Exatamente. O miúdo não tem condições para pagar, também tem direito de jogar à bola. Há pais que não têm condições. E os meninos dos doutores e engenheiros que nem sabem dar um pontapé na bola estão lá a divertir-se. E o coitadinho, o filho do trolhazito ou quê, não joga. Porque estão a pedir 30 ou 50 euros por mês. Não se faz. Eu até já disse na Associação que gostava que me chamassem para um colóquio e falar. Para falar o que tenho de falar.

E tem um livro para publicar, não é?

Está aqui ao meu lado. O livro está interrompido porque cada vez acontecem mais coisas, depois tenho de voltar atrás para encaixar. O livro é sobre tudo, coisas que me aconteceram, a queda do avião…

Como foi esse acidente de avião? Foi em Angola, não foi?

Sim. O avião ia aterrar, afocinhou… Foi sorte. Depois tivemos de andar 10 quilómetros a pé no meio do mato. Depois lá chegámos a Cabinda. Eu estava a treinar o Futebol Clube de Cabinda. Tínhamos um jogo e o adversário não queria adiar.

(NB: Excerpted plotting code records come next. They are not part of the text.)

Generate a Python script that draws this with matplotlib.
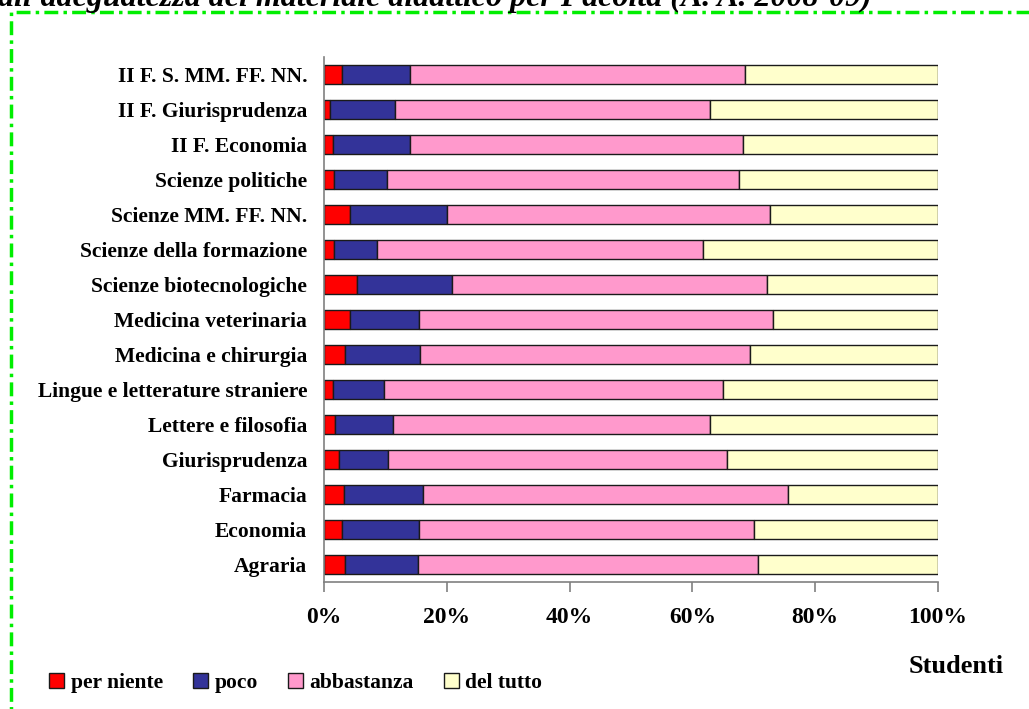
import matplotlib
matplotlib.use("Agg")
import matplotlib.pyplot as plt
from matplotlib.patches import Rectangle
import numpy as np

categories = [
    "Agraria", "Economia", "Farmacia", "Giurisprudenza", "Lettere e filosofia",
    "Lingue e letterature straniere", "Medicina e chirurgia", "Medicina veterinaria",
    "Scienze biotecnologiche", "Scienze della formazione", "Scienze MM. FF. NN.",
    "Scienze politiche", "II F. Economia", "II F. Giurisprudenza", "II F. S. MM. FF. NN.",
]
per_niente = [3.4, 3.0, 3.3, 2.5, 1.8, 1.4, 3.5, 4.2, 5.3, 1.6, 4.3, 1.6, 1.5, 1.0, 2.9]
poco       = [11.9, 12.5, 12.9, 7.9, 9.4, 8.3, 12.1, 11.2, 15.5, 7.0, 15.8, 8.7, 12.5, 10.6, 11.1]
abbastanza = [55.4, 54.6, 59.4, 55.2, 51.6, 55.3, 53.7, 57.8, 51.4, 53.2, 52.5, 57.3, 54.3, 51.3, 54.6]
del_tutto  = [29.3, 29.9, 24.4, 34.4, 37.2, 35.0, 30.7, 26.8, 27.8, 38.2, 27.4, 32.4, 31.7, 37.1, 31.4]
series_names = ["per niente", "poco", "abbastanza", "del tutto"]
series_colors = ["#FF0000", "#333399", "#FF99CC", "#FFFFCC"]
xticks = [0, 20, 40, 60, 80, 100]
xticklabels = ["0%", "20%", "40%", "60%", "80%", "100%"]
title_text = "all'adeguatezza del materiale didattico per Facoltà (A. A. 2008-09)"
xlabel_text = "Studenti"

W, H = 1029, 709
fig = plt.figure(figsize=(W / 100, H / 100), dpi=100)
serif = ["Liberation Serif", "DejaVu Serif"]
plt.rcParams["font.family"] = serif

ax = fig.add_axes([324 / W, 1 - 582 / H, (938 - 324) / W, (582 - 57) / H])

data = np.array([per_niente, poco, abbastanza, del_tutto], dtype=float)
data = data / data.sum(axis=0) * 100
y = np.arange(len(categories))
left = np.zeros(len(categories))
for vals, name, col in zip(data, series_names, series_colors):
    ax.barh(y, vals, left=left, height=0.53, color=col, edgecolor="#1a1a1a",
            linewidth=1.0, label=name)
    left += vals

ax.set_xlim(0, 100)
ax.set_ylim(-0.5, len(categories) - 0.5)
ax.set_yticks(y)
ax.set_yticklabels(categories, fontsize=15.5, fontweight="bold")
ax.set_xticks(xticks)
ax.set_xticklabels(xticklabels, fontsize=17, fontweight="bold")
ax.tick_params(axis="y", length=0, pad=12)
ax.tick_params(axis="x", length=7, width=1.2, color="#808080", pad=11, direction="out")
for s in ["top", "right"]:
    ax.spines[s].set_visible(False)
for s in ["left", "bottom"]:
    ax.spines[s].set_color("#808080")
    ax.spines[s].set_linewidth(1.2)

# Title (clipped at top, as in the reference)
fig.text(-2 / W, 1 - 6 / H, title_text, fontsize=23, fontweight="bold",
         fontstyle="italic", ha="left", va="baseline")

# Axis label
fig.text(909 / W, 1 - 673 / H, xlabel_text, fontsize=19, fontweight="bold",
         ha="left", va="baseline")

# Legend
handles, labels = ax.get_legend_handles_labels()
leg = fig.legend(handles, labels, ncol=4, frameon=False, loc="center left",
                 bbox_to_anchor=(49 / W, 1 - 683 / H), fontsize=15.5,
                 handlelength=0.7, handleheight=0.7, handletextpad=0.3,
                 columnspacing=1.4, borderaxespad=0, borderpad=0)
for t in leg.get_texts():
    t.set_fontweight("bold")

# Dash-dot green border
border = Rectangle((11 / W, -0.05), 1.1, 1 - 12 / H + 0.05, transform=fig.transFigure,
                   fill=False, edgecolor="#00ee00", linewidth=2.5,
                   linestyle=(0, (4, 1.5, 1, 1.5)), clip_on=False)
fig.add_artist(border)

fig.savefig("out.png", dpi=100)
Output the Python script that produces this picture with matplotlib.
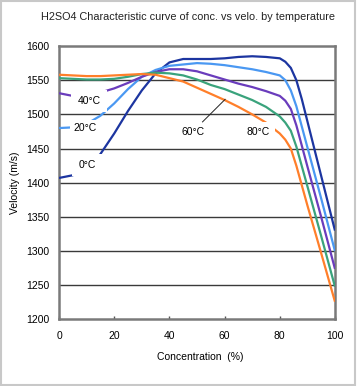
import matplotlib
matplotlib.use("Agg")
import matplotlib.pyplot as plt
from matplotlib.patches import Rectangle

plt.rcParams['font.family'] = ['Liberation Sans', 'DejaVu Sans']

conc = [0, 5, 10, 15, 20, 25, 30, 35, 40, 45, 50, 55, 60, 65, 70, 75, 80, 82, 84, 86, 88, 90, 95, 100]
v0 = [1407, 1411, 1422, 1442, 1472, 1505, 1535, 1560, 1576, 1581, 1581, 1581, 1582, 1584, 1585, 1584, 1582, 1577, 1568, 1550, 1522, 1490, 1410, 1330]
v20 = [1480, 1481, 1486, 1498, 1516, 1537, 1555, 1565, 1571, 1573, 1575, 1574, 1572, 1569, 1566, 1562, 1557, 1550, 1535, 1512, 1482, 1452, 1377, 1300]
v40 = [1531, 1527, 1528, 1532, 1538, 1546, 1555, 1562, 1566, 1566, 1563, 1557, 1551, 1545, 1540, 1534, 1527, 1520, 1508, 1484, 1454, 1424, 1350, 1274]
v60 = [1553, 1552, 1551, 1551, 1552, 1555, 1559, 1561, 1560, 1557, 1551, 1543, 1537, 1529, 1521, 1511, 1497, 1488, 1476, 1453, 1424, 1395, 1322, 1248]
v80 = [1558, 1557, 1556, 1556, 1557, 1558, 1559, 1558, 1553, 1548, 1539, 1530, 1521, 1511, 1500, 1488, 1472, 1463, 1450, 1425, 1396, 1367, 1297, 1226]

series = [v0, v20, v40, v60, v80]
labels = ['0°C', '20°C', '40°C', '60°C', '80°C']
colors = ['#1c35a0', '#4a98f2', '#6a3cbc', '#3aa37c', '#ff7f2a']

xticks = [0, 20, 40, 60, 80, 100]
yticks = [1200, 1250, 1300, 1350, 1400, 1450, 1500, 1550, 1600]

fig = plt.figure(figsize=(3.57, 3.86), dpi=100)
ax = fig.add_axes([0.1653, 0.1723, 0.773, 0.7085])

for yv in yticks[1:-1]:
    ax.axhline(yv, color='#3a3a3a', lw=1.0, zorder=1)

for vals, col in zip(series, colors):
    ax.plot(conc, vals, color=col, lw=1.6, zorder=3, solid_capstyle='butt')

ax.set_xlim(0, 100)
ax.set_ylim(1200, 1600)
ax.set_xticks(xticks)
ax.set_yticks(yticks)
ax.tick_params(axis='x', direction='in', length=2.5, width=1, color='#555555', pad=8, labelsize=7.5)
ax.tick_params(axis='y', length=0, pad=7, labelsize=7.5)
for s in ax.spines.values():
    s.set_color('#7a7a7a')
    s.set_linewidth(1.8)

ax.text(10.2, 1426, labels[0], fontsize=7.5, ha='center', va='center',
        bbox=dict(facecolor='white', edgecolor='none', pad=4.5), zorder=4)
ax.text(9.6, 1480, labels[1], fontsize=7.5, ha='center', va='center',
        bbox=dict(facecolor='white', edgecolor='none', pad=2.5), zorder=4)
ax.text(10.9, 1519.5, labels[2], fontsize=7.5, ha='center', va='center',
        bbox=dict(facecolor='white', edgecolor='none', pad=4.5), zorder=4)
ax.text(48.4, 1474.6, labels[3], fontsize=7.5, ha='center', va='center', zorder=4)
ax.text(72.3, 1474.6, labels[4], fontsize=7.5, ha='center', va='center',
        bbox=dict(facecolor='white', edgecolor='none', pad=3.5), zorder=4)
ax.plot([52.0, 60.2], [1489, 1522], color='#222222', lw=0.7, zorder=5)

fig.text(0.527, 0.956, 'H2SO4 Characteristic curve of conc. vs velo. by temperature',
         ha='center', va='center', fontsize=7.8, color='#222222')
fig.text(0.56, 0.075, 'Concentration  (%)', ha='center', va='center', fontsize=7.5)
fig.text(0.042, 0.526, 'Velocity (m/s)', ha='center', va='center', rotation=90, fontsize=7.5)

fig.patches.append(Rectangle((0.004, 0.003), 0.99, 0.994, transform=fig.transFigure,
                             fill=False, edgecolor='#c8c8c8', lw=1.5))

fig.savefig('out.png', dpi=100)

Que balanço é que faz da sua carreira, olhando para trás?

Espantosa.

O que é que deixa mais saudades da carreira de jogador?

É o hábito, aquela rotina que tínhamos. Por exemplo, mesmo agora, se há uma semana que não temos jogos, eu e os filhos já sentimos que falta qualquer coisa.

É um bichinho para sempre…

É para sempre, é verdade. E depois é a família toda, a minha mulher também vai. Onde eu estou está a minha mulher. Onde a minha mulher está, estou eu. Há 53 anos.